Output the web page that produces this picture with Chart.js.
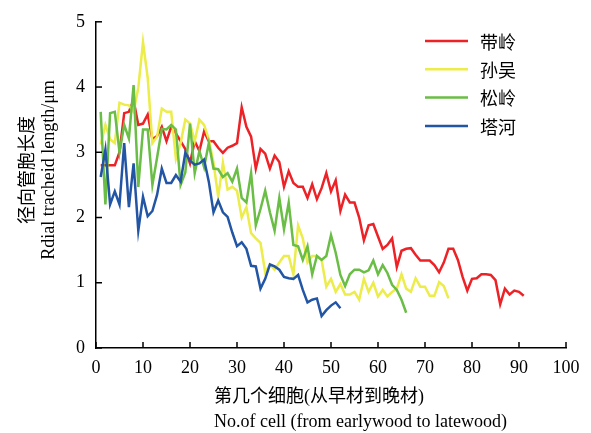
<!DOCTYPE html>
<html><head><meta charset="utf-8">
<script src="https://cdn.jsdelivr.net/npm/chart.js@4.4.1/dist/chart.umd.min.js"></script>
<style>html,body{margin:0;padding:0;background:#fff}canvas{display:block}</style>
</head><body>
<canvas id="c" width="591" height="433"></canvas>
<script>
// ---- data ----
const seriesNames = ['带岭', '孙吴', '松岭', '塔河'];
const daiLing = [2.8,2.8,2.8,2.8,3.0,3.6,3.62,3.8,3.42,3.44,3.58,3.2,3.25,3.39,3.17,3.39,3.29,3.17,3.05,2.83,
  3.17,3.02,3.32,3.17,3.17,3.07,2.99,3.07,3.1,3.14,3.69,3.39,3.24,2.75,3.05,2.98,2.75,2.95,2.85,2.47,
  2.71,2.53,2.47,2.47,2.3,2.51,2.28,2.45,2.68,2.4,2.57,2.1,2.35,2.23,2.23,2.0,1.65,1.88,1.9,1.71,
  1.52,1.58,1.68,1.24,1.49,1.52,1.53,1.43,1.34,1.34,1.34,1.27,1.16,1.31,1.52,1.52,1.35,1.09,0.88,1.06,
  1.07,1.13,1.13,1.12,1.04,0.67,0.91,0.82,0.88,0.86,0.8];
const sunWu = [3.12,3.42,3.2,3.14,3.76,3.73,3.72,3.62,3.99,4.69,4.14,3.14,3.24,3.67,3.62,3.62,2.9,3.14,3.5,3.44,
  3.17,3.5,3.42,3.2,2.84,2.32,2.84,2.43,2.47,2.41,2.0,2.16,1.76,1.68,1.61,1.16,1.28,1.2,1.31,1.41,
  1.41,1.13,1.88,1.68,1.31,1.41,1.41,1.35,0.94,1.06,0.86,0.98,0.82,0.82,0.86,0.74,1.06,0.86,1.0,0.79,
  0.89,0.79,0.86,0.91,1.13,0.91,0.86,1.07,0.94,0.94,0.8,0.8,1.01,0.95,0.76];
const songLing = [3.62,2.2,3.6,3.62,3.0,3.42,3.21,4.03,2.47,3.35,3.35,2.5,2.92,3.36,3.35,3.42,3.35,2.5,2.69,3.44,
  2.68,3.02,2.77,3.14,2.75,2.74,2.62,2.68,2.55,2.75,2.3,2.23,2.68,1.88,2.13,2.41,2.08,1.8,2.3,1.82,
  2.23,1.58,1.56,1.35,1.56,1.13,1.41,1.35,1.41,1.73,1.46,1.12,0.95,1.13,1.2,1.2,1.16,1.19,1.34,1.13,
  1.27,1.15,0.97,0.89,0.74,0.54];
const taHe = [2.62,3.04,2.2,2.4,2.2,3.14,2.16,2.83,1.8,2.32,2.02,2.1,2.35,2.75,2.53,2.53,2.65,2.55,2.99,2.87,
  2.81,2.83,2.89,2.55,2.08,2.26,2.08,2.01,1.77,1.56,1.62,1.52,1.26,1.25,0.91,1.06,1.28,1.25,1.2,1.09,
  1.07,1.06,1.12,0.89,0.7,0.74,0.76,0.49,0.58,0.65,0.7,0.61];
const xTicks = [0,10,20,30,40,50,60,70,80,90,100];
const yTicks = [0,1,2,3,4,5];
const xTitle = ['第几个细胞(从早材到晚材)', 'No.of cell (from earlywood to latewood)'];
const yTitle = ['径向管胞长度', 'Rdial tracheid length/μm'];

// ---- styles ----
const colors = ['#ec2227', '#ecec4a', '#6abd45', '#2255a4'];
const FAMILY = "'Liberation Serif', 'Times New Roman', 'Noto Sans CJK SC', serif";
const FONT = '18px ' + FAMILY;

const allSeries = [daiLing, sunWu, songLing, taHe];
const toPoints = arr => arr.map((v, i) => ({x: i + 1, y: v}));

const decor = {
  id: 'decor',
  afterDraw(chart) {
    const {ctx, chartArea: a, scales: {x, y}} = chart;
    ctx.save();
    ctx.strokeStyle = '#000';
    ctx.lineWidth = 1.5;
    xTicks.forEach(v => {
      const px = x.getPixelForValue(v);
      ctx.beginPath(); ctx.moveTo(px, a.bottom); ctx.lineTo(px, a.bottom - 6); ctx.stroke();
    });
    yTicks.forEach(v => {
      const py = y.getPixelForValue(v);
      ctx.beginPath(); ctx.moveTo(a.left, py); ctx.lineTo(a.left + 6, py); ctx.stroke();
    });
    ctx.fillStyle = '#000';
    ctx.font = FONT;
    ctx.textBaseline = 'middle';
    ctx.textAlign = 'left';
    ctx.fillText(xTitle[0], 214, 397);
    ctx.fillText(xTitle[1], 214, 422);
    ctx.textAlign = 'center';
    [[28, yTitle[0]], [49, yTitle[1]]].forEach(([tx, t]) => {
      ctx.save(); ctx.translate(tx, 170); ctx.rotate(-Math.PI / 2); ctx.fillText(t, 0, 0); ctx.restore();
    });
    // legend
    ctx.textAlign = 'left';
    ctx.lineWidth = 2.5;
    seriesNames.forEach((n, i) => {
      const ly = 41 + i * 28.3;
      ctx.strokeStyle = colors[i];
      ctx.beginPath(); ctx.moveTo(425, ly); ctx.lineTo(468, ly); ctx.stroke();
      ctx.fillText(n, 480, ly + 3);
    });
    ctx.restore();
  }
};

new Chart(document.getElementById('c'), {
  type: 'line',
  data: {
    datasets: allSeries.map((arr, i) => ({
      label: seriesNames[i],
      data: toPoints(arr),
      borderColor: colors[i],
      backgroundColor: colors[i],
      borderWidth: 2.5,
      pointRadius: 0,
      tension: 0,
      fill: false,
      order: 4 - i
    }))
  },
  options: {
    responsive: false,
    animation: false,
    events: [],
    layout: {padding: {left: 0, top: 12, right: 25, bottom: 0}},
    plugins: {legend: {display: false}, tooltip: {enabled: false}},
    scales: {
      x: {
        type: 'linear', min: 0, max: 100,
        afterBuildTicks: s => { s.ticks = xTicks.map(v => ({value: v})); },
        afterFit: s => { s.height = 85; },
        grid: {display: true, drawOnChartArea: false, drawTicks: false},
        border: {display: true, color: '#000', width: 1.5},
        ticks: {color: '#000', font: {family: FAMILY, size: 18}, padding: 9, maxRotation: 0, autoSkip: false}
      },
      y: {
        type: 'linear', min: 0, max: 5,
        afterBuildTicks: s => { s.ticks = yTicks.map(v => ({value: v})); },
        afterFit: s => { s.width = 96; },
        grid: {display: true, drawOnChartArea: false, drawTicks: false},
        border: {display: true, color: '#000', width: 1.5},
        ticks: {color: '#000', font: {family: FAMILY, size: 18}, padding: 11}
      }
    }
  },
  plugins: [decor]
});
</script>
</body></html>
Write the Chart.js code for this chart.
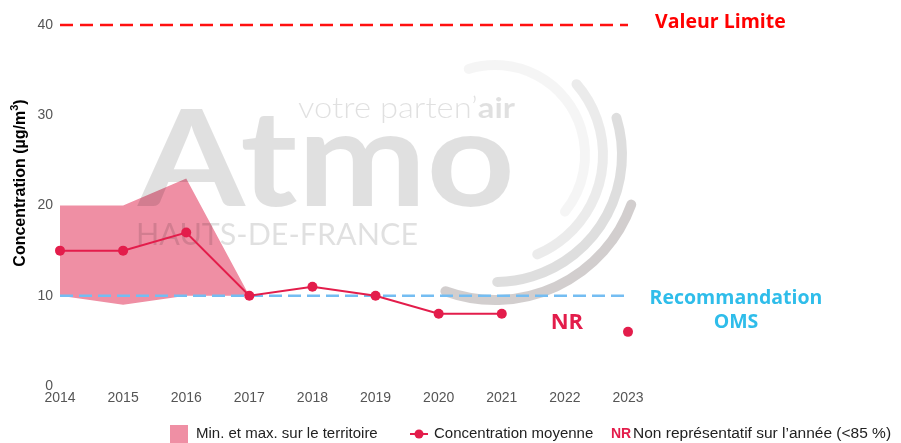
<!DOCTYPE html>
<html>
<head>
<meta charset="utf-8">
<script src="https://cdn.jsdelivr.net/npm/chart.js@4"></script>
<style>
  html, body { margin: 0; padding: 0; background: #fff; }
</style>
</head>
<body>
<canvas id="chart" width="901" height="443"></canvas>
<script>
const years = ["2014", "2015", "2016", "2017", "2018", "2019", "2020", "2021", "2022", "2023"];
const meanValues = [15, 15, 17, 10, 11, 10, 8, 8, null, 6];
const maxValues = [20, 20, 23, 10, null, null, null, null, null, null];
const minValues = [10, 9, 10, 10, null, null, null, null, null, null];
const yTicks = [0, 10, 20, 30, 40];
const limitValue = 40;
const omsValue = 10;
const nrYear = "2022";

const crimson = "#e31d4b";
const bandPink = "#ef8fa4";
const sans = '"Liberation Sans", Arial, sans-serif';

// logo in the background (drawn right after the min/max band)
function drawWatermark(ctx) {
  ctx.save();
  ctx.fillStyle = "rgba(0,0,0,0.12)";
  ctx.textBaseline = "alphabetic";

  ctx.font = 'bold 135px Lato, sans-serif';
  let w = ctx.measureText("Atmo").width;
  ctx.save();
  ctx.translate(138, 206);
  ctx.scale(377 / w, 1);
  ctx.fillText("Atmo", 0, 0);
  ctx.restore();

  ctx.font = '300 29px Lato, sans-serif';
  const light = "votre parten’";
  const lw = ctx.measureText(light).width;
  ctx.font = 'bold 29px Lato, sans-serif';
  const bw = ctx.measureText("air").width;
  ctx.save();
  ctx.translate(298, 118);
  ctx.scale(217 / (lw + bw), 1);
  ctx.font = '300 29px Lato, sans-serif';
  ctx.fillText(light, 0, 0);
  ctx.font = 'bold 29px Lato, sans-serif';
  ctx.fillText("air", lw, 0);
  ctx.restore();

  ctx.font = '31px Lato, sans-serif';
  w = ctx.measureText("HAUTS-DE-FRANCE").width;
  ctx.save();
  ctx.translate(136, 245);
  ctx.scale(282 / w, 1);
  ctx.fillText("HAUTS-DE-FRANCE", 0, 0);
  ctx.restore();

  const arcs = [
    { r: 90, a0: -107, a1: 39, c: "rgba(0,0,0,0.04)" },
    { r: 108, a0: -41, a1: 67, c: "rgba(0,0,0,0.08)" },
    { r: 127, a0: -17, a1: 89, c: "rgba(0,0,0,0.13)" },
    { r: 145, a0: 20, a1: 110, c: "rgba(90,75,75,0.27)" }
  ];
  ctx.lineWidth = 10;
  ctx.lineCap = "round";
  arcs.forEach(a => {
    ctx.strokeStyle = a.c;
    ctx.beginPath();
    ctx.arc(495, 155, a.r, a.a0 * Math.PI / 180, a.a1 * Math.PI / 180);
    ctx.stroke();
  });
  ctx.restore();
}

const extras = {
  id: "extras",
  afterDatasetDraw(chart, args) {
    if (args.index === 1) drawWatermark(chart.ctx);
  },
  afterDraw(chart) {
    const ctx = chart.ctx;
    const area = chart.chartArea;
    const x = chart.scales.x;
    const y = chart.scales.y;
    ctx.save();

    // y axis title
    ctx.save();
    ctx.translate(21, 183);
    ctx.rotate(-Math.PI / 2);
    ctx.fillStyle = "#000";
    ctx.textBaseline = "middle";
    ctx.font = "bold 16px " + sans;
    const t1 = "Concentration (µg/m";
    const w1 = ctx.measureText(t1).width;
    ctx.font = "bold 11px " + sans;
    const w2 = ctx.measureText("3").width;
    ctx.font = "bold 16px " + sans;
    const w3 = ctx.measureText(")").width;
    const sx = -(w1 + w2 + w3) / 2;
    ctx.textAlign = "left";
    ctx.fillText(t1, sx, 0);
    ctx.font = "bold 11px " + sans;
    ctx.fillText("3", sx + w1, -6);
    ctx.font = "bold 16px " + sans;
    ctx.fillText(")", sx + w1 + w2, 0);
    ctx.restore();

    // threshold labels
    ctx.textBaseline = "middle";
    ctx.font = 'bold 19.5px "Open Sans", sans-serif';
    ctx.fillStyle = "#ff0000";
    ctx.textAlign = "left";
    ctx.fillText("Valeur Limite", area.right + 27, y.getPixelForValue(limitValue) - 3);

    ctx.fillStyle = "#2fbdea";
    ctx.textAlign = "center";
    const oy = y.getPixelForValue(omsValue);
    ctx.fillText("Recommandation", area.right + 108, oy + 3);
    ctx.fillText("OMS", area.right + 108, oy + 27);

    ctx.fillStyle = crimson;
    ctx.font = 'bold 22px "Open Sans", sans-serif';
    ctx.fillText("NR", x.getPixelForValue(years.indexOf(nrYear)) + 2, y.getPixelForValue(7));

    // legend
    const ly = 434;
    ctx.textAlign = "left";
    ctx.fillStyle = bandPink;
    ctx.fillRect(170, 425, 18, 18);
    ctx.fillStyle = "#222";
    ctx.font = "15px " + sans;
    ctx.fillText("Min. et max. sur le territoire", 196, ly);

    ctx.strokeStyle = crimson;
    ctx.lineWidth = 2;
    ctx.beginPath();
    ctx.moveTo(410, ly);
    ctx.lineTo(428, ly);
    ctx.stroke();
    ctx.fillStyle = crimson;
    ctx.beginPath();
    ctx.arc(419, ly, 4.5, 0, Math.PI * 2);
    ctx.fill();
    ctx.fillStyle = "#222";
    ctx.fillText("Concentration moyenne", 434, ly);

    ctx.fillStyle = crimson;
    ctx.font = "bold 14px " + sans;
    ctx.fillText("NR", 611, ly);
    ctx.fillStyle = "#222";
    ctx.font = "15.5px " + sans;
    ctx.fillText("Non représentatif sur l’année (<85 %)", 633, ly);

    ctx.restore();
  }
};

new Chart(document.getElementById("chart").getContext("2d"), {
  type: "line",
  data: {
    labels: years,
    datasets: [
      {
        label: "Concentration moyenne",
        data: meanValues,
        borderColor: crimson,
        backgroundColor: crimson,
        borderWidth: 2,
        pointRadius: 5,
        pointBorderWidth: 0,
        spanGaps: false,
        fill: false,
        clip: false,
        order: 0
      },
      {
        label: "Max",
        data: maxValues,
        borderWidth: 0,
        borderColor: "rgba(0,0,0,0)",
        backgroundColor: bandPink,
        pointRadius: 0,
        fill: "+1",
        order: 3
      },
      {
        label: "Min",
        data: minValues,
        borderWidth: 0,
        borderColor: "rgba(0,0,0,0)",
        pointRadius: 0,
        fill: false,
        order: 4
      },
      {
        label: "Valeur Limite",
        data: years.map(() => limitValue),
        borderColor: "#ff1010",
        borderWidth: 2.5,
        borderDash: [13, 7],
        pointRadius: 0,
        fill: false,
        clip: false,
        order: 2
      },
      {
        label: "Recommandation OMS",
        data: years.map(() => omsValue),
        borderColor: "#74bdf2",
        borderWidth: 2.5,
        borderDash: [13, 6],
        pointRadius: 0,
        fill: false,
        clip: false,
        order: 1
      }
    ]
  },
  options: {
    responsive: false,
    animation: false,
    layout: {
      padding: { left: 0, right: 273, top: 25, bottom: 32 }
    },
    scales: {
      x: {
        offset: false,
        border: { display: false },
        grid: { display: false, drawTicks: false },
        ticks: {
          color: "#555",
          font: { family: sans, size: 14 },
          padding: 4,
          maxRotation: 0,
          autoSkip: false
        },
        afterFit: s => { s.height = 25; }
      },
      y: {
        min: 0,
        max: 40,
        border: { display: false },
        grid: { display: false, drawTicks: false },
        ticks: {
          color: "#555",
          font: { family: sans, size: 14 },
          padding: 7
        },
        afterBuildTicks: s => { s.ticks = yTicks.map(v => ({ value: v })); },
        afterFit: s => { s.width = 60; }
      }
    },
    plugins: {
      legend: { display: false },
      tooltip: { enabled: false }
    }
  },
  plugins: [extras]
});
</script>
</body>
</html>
...
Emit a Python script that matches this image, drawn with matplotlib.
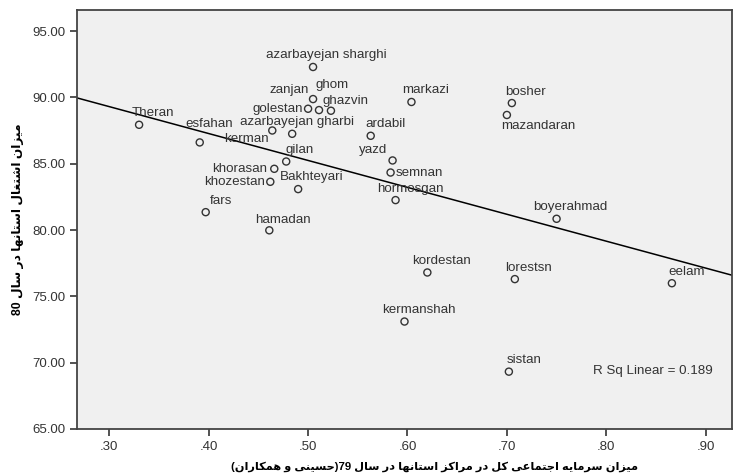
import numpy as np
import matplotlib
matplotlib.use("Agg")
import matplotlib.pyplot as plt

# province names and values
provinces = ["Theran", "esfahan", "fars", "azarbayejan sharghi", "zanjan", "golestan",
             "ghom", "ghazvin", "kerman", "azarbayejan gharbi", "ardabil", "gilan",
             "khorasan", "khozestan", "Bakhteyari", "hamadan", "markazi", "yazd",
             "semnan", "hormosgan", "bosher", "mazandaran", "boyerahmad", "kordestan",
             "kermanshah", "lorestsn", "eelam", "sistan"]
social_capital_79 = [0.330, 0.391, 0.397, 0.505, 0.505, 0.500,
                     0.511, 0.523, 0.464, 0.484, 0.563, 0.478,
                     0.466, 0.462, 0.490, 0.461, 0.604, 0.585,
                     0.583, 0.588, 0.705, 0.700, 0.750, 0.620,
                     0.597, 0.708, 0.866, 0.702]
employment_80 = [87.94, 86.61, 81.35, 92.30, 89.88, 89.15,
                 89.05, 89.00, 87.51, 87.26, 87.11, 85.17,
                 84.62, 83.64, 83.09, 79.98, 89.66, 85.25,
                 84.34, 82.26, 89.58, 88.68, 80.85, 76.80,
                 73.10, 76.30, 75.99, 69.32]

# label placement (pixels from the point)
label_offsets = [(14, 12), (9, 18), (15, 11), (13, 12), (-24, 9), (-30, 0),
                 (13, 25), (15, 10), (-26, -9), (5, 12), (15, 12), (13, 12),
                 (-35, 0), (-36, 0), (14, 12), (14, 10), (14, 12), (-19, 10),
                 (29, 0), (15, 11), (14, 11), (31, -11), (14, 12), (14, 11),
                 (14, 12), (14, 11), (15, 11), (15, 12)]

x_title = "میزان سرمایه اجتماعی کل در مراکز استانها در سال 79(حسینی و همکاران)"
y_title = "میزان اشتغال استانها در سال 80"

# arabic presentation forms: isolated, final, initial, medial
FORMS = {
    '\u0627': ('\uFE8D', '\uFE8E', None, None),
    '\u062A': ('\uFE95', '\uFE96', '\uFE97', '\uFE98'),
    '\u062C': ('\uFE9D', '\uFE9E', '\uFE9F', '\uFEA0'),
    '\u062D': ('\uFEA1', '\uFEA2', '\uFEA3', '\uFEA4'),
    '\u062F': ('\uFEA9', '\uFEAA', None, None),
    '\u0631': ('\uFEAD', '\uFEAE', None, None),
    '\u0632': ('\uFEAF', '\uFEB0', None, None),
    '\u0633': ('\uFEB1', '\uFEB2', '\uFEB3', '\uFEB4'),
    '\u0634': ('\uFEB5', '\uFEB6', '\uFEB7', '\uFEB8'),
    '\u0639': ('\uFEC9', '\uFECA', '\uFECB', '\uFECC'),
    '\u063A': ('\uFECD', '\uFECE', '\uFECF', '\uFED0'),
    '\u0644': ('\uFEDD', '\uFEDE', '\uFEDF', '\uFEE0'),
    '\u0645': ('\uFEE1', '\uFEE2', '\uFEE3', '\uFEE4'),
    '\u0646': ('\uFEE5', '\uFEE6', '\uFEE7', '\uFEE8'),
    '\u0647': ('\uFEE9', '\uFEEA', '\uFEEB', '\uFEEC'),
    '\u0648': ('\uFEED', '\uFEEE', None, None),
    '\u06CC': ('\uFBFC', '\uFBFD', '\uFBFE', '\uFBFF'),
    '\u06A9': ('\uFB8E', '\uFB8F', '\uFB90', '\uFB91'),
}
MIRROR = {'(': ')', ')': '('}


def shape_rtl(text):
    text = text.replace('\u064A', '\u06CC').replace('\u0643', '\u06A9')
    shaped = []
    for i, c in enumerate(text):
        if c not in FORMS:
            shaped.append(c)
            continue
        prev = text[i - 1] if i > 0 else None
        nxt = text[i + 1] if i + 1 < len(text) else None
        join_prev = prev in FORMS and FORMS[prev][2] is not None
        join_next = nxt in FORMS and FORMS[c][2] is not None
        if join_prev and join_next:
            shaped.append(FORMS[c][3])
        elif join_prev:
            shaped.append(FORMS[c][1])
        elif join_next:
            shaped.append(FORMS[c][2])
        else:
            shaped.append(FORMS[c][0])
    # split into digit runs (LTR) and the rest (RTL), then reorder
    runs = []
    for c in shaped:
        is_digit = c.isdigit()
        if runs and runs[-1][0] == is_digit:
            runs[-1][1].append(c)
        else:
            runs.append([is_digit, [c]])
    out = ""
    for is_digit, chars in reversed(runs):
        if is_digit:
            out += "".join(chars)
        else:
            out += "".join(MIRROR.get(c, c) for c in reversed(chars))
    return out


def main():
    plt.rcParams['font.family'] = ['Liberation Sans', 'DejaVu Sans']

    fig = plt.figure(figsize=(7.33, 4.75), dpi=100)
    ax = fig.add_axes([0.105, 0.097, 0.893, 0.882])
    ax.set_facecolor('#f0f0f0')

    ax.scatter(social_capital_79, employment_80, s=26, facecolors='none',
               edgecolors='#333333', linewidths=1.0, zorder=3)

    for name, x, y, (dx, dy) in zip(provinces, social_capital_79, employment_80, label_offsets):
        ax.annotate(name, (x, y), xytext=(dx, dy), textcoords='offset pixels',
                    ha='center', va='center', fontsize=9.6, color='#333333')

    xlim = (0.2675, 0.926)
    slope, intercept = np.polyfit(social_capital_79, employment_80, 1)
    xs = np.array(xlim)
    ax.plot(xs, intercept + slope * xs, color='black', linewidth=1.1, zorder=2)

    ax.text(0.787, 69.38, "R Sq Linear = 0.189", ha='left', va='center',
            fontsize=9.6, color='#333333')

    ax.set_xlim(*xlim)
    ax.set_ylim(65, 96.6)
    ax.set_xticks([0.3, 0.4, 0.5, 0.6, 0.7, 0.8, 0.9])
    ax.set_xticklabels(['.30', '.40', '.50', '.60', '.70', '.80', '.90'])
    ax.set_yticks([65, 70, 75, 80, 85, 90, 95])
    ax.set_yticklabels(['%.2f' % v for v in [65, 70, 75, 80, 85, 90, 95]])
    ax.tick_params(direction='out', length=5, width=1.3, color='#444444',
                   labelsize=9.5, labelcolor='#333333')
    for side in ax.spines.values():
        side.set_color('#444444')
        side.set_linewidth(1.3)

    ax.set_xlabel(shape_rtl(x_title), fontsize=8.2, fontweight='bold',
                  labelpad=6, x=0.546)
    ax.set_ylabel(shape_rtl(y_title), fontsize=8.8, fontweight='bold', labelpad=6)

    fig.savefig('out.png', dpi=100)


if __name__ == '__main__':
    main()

■ Exercise task: List each line in the listing that contains the string "drawn".

■ The response:
// logo in the background (drawn right after the min/max band)
Emit a Python script that matches this image, drawn with matplotlib.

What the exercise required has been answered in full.